A polarização da política brasileira chegou a níveis bizarros, credo. Ao mesmo tempo em que afirmo e reitero sempre que posso que todos, bem no fundinho, têm lado, logo, ficar em cima do muro é doce ilusão, caio em contradição e vejo quão burro é esse afastamento ''ideológico'' - não que ele não precise existir, mas no momento em que sobra mais ódio que debate saudável, é preciso rever certas coisas. Posso estar equivocada, mas penso que a ''coisa'' ganhou mais força após as eleições nacionais de 2014, não? De um lado, um pessoal sedento por mudança de legenda, com indignações diversas (que considero legítimas) e apoiado, mesmo que não queira admitir, por setores conservadores da sociedade. De outro, os miseráveis, os comedores de pão com mortadela (falando nisso, que delícia um sanduichão de mortadela, né, não?), a escória de ladrões e os perdidos tipo nós, que ficamos meio a contragosto ao lado de uma situação ridícula por não ter muito sentido apoiar uma oposição horrorosa. O conhecido ''rir para não chorar'', saca?
Só que aí, o que restou do pleito ganhou outros contornos, nos colocando num verdadeiro ringue de muito ódio, muita patrulha e etc. No âmbito da internet, por exemplo, em que, tempos atrás, era permitido dizer tudo e qualquer coisa sem pensar nas consequências, opa, opa, agora não, meu irmão. E aí eu pergunto: será que isso é tão ruim assim? Não poder mais ridicularizar negros e seus cabelos, homossexuais e suas práticas amorosas, mulheres e outros grupos historicamente marginalizados? Você, cristão frequentador de igrejas e que reza toda noite antes de dormir, acha isso uma censura horrorosa de opiniões ou algo que vai ao encontro do seu sonho de paraíso? - aquela coisa de todos convivendo em paz e respeitando as diferenças? O seu Jesus Cristo teria orgulho do ser humano perseguidor que você é ou tomaria as dores daqueles que você condena ainda que de brincadeirinha? Eu sei, eu sei, o mundo é muito ruim e há muita coisa que merece atenção, mas não tem como começar qualquer debate profundo se vocês insistem em dizer que lutas que desconhecem são bobagem ou vitimização. Bom, se vocês não querem entender, aí já não é problema meu.

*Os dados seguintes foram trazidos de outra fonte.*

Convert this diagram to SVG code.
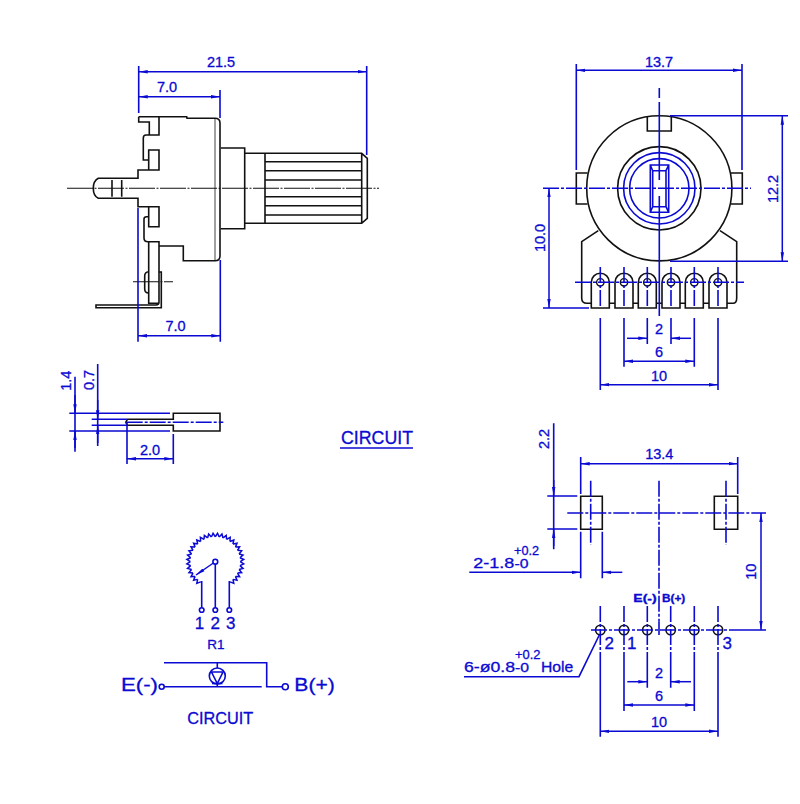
<svg xmlns="http://www.w3.org/2000/svg" xmlns:xlink="http://www.w3.org/1999/xlink" width="800" height="804" viewBox="0 0 800 804">
<style>
text{font-family:"Liberation Sans",Arial,sans-serif;fill:#0a0ad2;stroke:#0a0ad2;stroke-width:.3;font-size:14.5px}
.m{text-anchor:middle}
.k{fill:none;stroke:#111;stroke-width:1.6}
.kt{fill:none;stroke:#111;stroke-width:.8}
.b{fill:none;stroke:#0a0ad2;stroke-width:1.6}
.cl{fill:none;stroke:#0a0ad2;stroke-width:1.6;stroke-dasharray:16 2 3 2}
.ck{fill:none;stroke:#111;stroke-width:1.1;stroke-dasharray:26 1.5 2 1.5}
.d{fill:none;stroke:#0a0ad2;stroke-width:1.5;marker-start:url(#a);marker-end:url(#a)}
.e{fill:none;stroke:#0a0ad2;stroke-width:1.5;marker-end:url(#a)}
.h{fill:#fff;stroke:#0a0ad2;stroke-width:1.6}
</style>
<defs>
<marker id="a" markerUnits="userSpaceOnUse" markerWidth="9" markerHeight="5" refX="9" refY="2.5" orient="auto-start-reverse"><path d="M9 2.5L0 .8V4.2Z" fill="#0a0ad2"/></marker>
<path id="pin" d="M-9 25.7V0A9 9 0 0 1 9 0V25.7Z" fill="#fff" stroke="#111" stroke-width="1.6"/>
<circle id="hole" r="3.7" fill="none" stroke="#111" stroke-width="1.4"/>
<circle id="padhole" r="4.7" fill="none" stroke="#111" stroke-width="1.6"/>
<path id="tooth" d="M-1.96 -24.9L0 -28.5L1.96 -24.9" fill="none" stroke="#0a0ad2" stroke-width="1.5"/>
</defs>
<rect width="800" height="804" fill="#fff"/>

<g id="side-view">
<path class="k" d="M138.7 116.7H186.7L187 118.3H215Q220 118.3 220 123V256Q220 260.7 215 260.7H183.3V246H159"/>
<path class="k" d="M159 116.7V135H149.3V122H138.7V116.7M149.3 135H146Q143.3 135 143.3 138V160H148.7V150H159V170H138V178.3H98.3Q93.3 181 93.3 188.3Q93.3 196 98.3 198.3H138V206.7H159V226.7H148.7V216.7H146.5Q144 216.7 144 219V238Q144 241.7 148 241.7H159V272H161.3V307.7H96V305H156Q159 305 159 302V272M148.7 160V170M148.7 206.7V216.7M148.7 226.7V218M148.7 241.7V303.3H159"/>
<path class="k" d="M148.7 271.7Q144.7 272 144.7 276V289Q144.7 293 148.7 293M112 180V196.7M121.7 180V196.7"/>
<path class="kt" d="M215 118.3V260.7"/>
<path class="k" d="M220.7 148H244.7V228.7H220.7M244.7 153.3H361.7L367.3 158.3V218.3L361.7 223.3H244.7M265 153.3V223.3M361.7 153.3V223.3"/>
<path class="k" d="M265 161.7H361.7M265 170.7H361.7M265 180H361.7M265 196.7H361.7M265 205.7H361.7M265 215H361.7"/>
<path class="ck" d="M67 188.3H379"/>
<path class="ck" d="M133 281.7H173"/>
<path class="b" d="M138.7 66V113M366.7 66V155M220 90V118M138 208V341.7M220.3 260V341.7"/>
<line class="d" x1="138.7" y1="71.7" x2="366.7" y2="71.7"/>
<line class="d" x1="138.7" y1="96.7" x2="220" y2="96.7"/>
<line class="d" x1="138" y1="335.7" x2="220.3" y2="335.7"/>
<text class="m" x="221" y="67">21.5</text>
<text class="m" x="167" y="92">7.0</text>
<text class="m" x="175.5" y="331">7.0</text>
</g>

<g id="front-view">
<circle class="k" cx="659.3" cy="188.3" r="72.6"/>
<circle class="k" cx="659.3" cy="188.3" r="41.7"/>
<circle class="b" cx="659.3" cy="188.3" r="35.7"/>
<circle class="b" cx="659.3" cy="188.3" r="29.7"/>
<path class="k" d="M647.3 117V131H671.3V117M587.5 173H576.3V204H587.5M731 173H742.3V204H731"/>
<path class="k" d="M598.3 230.7L581.7 241.7V298Q581.7 303.3 587 303.3H733Q736.7 303.3 736.7 298V241.7L720 230.7"/>
<path class="b" d="M650.3 165H668.7V212.3H650.3ZM652.7 170.7H666V206.7H652.7ZM650.3 165L652.7 170.7M668.7 165L666 170.7M650.3 212.3L652.7 206.7M668.7 212.3L666 206.7"/>
<use xlink:href="#pin" href="#pin" x="600.3" y="282.3"/>
<use xlink:href="#pin" href="#pin" x="624" y="282.3"/>
<use xlink:href="#pin" href="#pin" x="647.3" y="282.3"/>
<use xlink:href="#pin" href="#pin" x="671" y="282.3"/>
<use xlink:href="#pin" href="#pin" x="694.3" y="282.3"/>
<use xlink:href="#pin" href="#pin" x="718" y="282.3"/>
<use xlink:href="#hole" href="#hole" x="600.3" y="282.3"/>
<use xlink:href="#hole" href="#hole" x="624" y="282.3"/>
<use xlink:href="#hole" href="#hole" x="647.3" y="282.3"/>
<use xlink:href="#hole" href="#hole" x="671" y="282.3"/>
<use xlink:href="#hole" href="#hole" x="694.3" y="282.3"/>
<use xlink:href="#hole" href="#hole" x="718" y="282.3"/>
<path class="b" d="M659.3 88V98M659.3 102V180M659.3 196V300"/>
<path class="cl" d="M659.3 300V317M543 188.3H751M575 282.3H744"/>
<path class="cl" d="M600.3 267V308M718 267V308M624 267V308M694.3 267V308M647.3 267V308M671 267V308"/>
<path class="b" d="M600.3 318V390M718 318V390M624 318V366.7M694.3 318V366.7M647.3 318V344M671 318V344"/>
<path class="b" d="M576.3 64V170M742 64V170M670 115.7H788M670 261.3H788M543 308H589"/>
<line class="d" x1="576.3" y1="70.3" x2="742" y2="70.3"/>
<line class="d" x1="782.3" y1="115.7" x2="782.3" y2="261.3"/>
<line class="d" x1="549" y1="188.3" x2="549" y2="308"/>
<line class="e" x1="627" y1="338.3" x2="647.3" y2="338.3"/>
<line class="e" x1="691" y1="338.3" x2="671" y2="338.3"/>
<line class="d" x1="624" y1="361.3" x2="694.3" y2="361.3"/>
<line class="d" x1="600.3" y1="384.7" x2="718" y2="384.7"/>
<text class="m" x="659" y="66.7">13.7</text>
<text class="m" transform="translate(778 189) rotate(-90)">12.2</text>
<text class="m" transform="translate(545 238) rotate(-90)">10.0</text>
<text class="m" x="659" y="334">2</text>
<text class="m" x="659" y="356.7">6</text>
<text class="m" x="659" y="380.7">10</text>
</g>

<g id="lead-detail">
<path class="k" d="M127.3 419.3H173.3V413.3H220V431H173.3V425.3H127.3L125.8 422.3Z"/>
<path class="b" d="M69.3 413.3H170M69.3 431H170M91.7 419.3H126.7M91.7 425.3H126.7M127 422V464M173.3 434V464"/>
<path class="cl" d="M126.7 422.3H223.3"/>
<path class="b" d="M75 376.7V451.7M97.7 364V446"/>
<line class="e" x1="75" y1="395" x2="75" y2="413.3"/>
<line class="e" x1="75" y1="448" x2="75" y2="431"/>
<line class="e" x1="97.7" y1="400" x2="97.7" y2="419.3"/>
<line class="e" x1="97.7" y1="443" x2="97.7" y2="425.3"/>
<line class="d" x1="127" y1="458.7" x2="173.3" y2="458.7"/>
<text class="m" transform="translate(70.7 380.7) rotate(-90)">1.4</text>
<text class="m" transform="translate(94 380) rotate(-90)">0.7</text>
<text class="m" x="150" y="455">2.0</text>
</g>

<g id="circuit-title">
<text x="341" y="444" style="font-size:18px" textLength="72" lengthAdjust="spacingAndGlyphs">CIRCUIT</text>
<path class="b" d="M340 448H413"/>
</g>

<g id="potentiometer-symbol">
<g transform="translate(215.3 561.7)">
<use href="#tooth" transform="rotate(-139.5)"/><use href="#tooth" transform="rotate(-130.5)"/><use href="#tooth" transform="rotate(-121.5)"/><use href="#tooth" transform="rotate(-112.5)"/>
<use href="#tooth" transform="rotate(-103.5)"/><use href="#tooth" transform="rotate(-94.5)"/><use href="#tooth" transform="rotate(-85.5)"/><use href="#tooth" transform="rotate(-76.5)"/>
<use href="#tooth" transform="rotate(-67.5)"/><use href="#tooth" transform="rotate(-58.5)"/><use href="#tooth" transform="rotate(-49.5)"/><use href="#tooth" transform="rotate(-40.5)"/>
<use href="#tooth" transform="rotate(-31.5)"/><use href="#tooth" transform="rotate(-22.5)"/><use href="#tooth" transform="rotate(-13.5)"/><use href="#tooth" transform="rotate(-4.5)"/>
<use href="#tooth" transform="rotate(4.5)"/><use href="#tooth" transform="rotate(13.5)"/><use href="#tooth" transform="rotate(22.5)"/><use href="#tooth" transform="rotate(31.5)"/>
<use href="#tooth" transform="rotate(40.5)"/><use href="#tooth" transform="rotate(49.5)"/><use href="#tooth" transform="rotate(58.5)"/><use href="#tooth" transform="rotate(67.5)"/>
<use href="#tooth" transform="rotate(76.5)"/><use href="#tooth" transform="rotate(85.5)"/><use href="#tooth" transform="rotate(94.5)"/><use href="#tooth" transform="rotate(103.5)"/>
<use href="#tooth" transform="rotate(112.5)"/><use href="#tooth" transform="rotate(121.5)"/><use href="#tooth" transform="rotate(130.5)"/><use href="#tooth" transform="rotate(139.5)"/>
</g>
<path class="b" d="M200.6 581.9H201.7V607.7M215.3 564V607.7M230 581.9H229.3V607.7"/>
<line class="e" x1="213.4" y1="563" x2="196" y2="575"/>
<circle class="h" cx="215.3" cy="561.7" r="2.4"/>
<circle class="h" cx="201.7" cy="610" r="2.3"/>
<circle class="h" cx="215.3" cy="610" r="2.3"/>
<circle class="h" cx="229.3" cy="610" r="2.3"/>
<text class="m" x="199.5" y="629" style="font-size:17px">1</text>
<text class="m" x="215.3" y="629" style="font-size:17px">2</text>
<text class="m" x="230.7" y="629" style="font-size:17px">3</text>
<text class="m" x="216" y="649.3" style="font-size:13.5px">R1</text>
</g>

<g id="switch-symbol">
<path class="b" d="M164 662.7H266.7V686.7H282.3M164.2 686.7H261.7M217.3 662.7V668M217.3 684V686.7"/>
<circle class="b" cx="217.3" cy="676" r="8"/>
<path class="b" d="M211.5 672H223L217.3 683.5Z"/>
<path class="b" d="M212 683.5H222.5"/>
<circle class="h" cx="161.7" cy="686.7" r="2.5"/>
<circle class="h" cx="285.3" cy="686.7" r="3"/>
<text x="121" y="691" style="font-size:19px" textLength="37" lengthAdjust="spacingAndGlyphs">E(-)</text>
<text x="294.3" y="691" style="font-size:19px" textLength="40.5" lengthAdjust="spacingAndGlyphs">B(+)</text>
<text x="187.3" y="724" style="font-size:16.3px" textLength="66" lengthAdjust="spacingAndGlyphs">CIRCUIT</text>
</g>

<g id="footprint">
<path class="k" d="M580.7 496.3H602.3V529.3H580.7ZM714.3 496.3H737.7V529.3H714.3Z"/>
<path class="cl" d="M567.3 513H766M659 480.7V621.7M590.7 480.7V545M726 480.7V545"/>
<path class="b" d="M659 621.7V635"/>
<use href="#padhole" x="600.3" y="630"/><use href="#padhole" x="624" y="630"/><use href="#padhole" x="647.3" y="630"/><use href="#padhole" x="670.7" y="630"/><use href="#padhole" x="694.3" y="630"/><use href="#padhole" x="718" y="630"/>
<path class="cl" d="M591 630H730"/>
<path class="cl" d="M600.3 606V660M624 606V660M647.3 606V660M670.7 606V660M694.3 606V660M718 606V660"/>
<path class="b" d="M600.3 660V736.7M624 660V711M647.3 660V687.7M670.7 660V687.7M694.3 660V711M718 660V736.7"/>
<path class="b" d="M547.3 496H577.3M547.3 529H577.3M553.7 423.3V549.3M580.7 457V494M737.7 457V494M580.7 531.7V578.3M602.3 531.7V578.3M730 630H766M464 676.7H579L599.3 635"/>
<line class="e" x1="553.7" y1="480" x2="553.7" y2="496"/>
<line class="e" x1="553.7" y1="546" x2="553.7" y2="529"/>
<line class="d" x1="580.7" y1="463.7" x2="737.7" y2="463.7"/>
<line class="e" x1="469.3" y1="572.3" x2="580.7" y2="572.3"/>
<line class="e" x1="622.3" y1="572.3" x2="602.3" y2="572.3"/>
<line class="d" x1="761" y1="513" x2="761" y2="630"/>
<line class="e" x1="627.3" y1="681.7" x2="647.3" y2="681.7"/>
<line class="e" x1="691" y1="681.7" x2="670.7" y2="681.7"/>
<line class="d" x1="624" y1="705" x2="694.3" y2="705"/>
<line class="d" x1="600.3" y1="731.3" x2="718" y2="731.3"/>
<text class="m" transform="translate(549.3 439) rotate(-90)">2.2</text>
<text class="m" x="659.3" y="459.3">13.4</text>
<text class="m" transform="translate(756 571.7) rotate(-90)">10</text>
<text x="473.3" y="568.3" textLength="41" lengthAdjust="spacingAndGlyphs">2-1.8</text>
<text x="514.5" y="568.3" style="font-size:12.5px" textLength="14" lengthAdjust="spacingAndGlyphs">-0</text>
<text x="514" y="554.5" style="font-size:12px" textLength="25" lengthAdjust="spacingAndGlyphs">+0.2</text>
<text x="633.3" y="601.7" style="font-size:10.5px;font-weight:bold" textLength="23.4" lengthAdjust="spacingAndGlyphs">E(-)</text>
<text x="662" y="601.7" style="font-size:10.5px;font-weight:bold" textLength="23.3" lengthAdjust="spacingAndGlyphs">B(+)</text>
<text x="604.5" y="649" style="font-size:17px">2</text>
<text x="627" y="649" style="font-size:17px">1</text>
<text x="722.5" y="649" style="font-size:17px">3</text>
<text x="464" y="672.3" textLength="51" lengthAdjust="spacingAndGlyphs">6-ø0.8</text>
<text x="515" y="672.3" style="font-size:12.5px" textLength="14" lengthAdjust="spacingAndGlyphs">-0</text>
<text x="515" y="658.5" style="font-size:12px" textLength="25.5" lengthAdjust="spacingAndGlyphs">+0.2</text>
<text x="541" y="672.3" textLength="32.3" lengthAdjust="spacingAndGlyphs">Hole</text>
<text class="m" x="659" y="677.7">2</text>
<text class="m" x="659" y="700.7">6</text>
<text class="m" x="659" y="727.3">10</text>
</g>
</svg>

Então, quando um médico - profissão que carrega alto teor de elitismo por n questões - debocha de um paciente e seu modo de escrever em redes sociais para meio mundo ver, é doído, é cruel, a gente vai se revoltar muito mesmo. Pode ter sido uma comoção extremada? Pode. O caso teria a mesma repercussão dez anos atrás? Não sei, não sei mesmo, mas talvez não - a cultura muda através do tempo, e podemos estar vivendo ou uma nova era de vitimismo ou uma nova era de mais empatia e busca por humildade, além de visibilização de direitos: essa janela tem duas percepções. Não penso que é o caso de a pessoa em questão ser crucificada (não se preocupem, com a formação que tem, emprego é o que não vai faltar), pois podemos cair na mesma armadilha de ódio que repudiamos. Todavia, um ''puxão de orelha'' desses pode ecoar construtivamente na classe citada - que, convenhamos, sabe ser bem esnobezinha quando quer. Eu prefiro acreditar que estamos, sim, vivendo um novo tempo de mais respeito a quem sempre foi invisível. E se para vocês nunca foram invisíveis, é porque estavam enxergando bem mal. Ou enxergando só a parte da janela que convém, claro, é sintomático.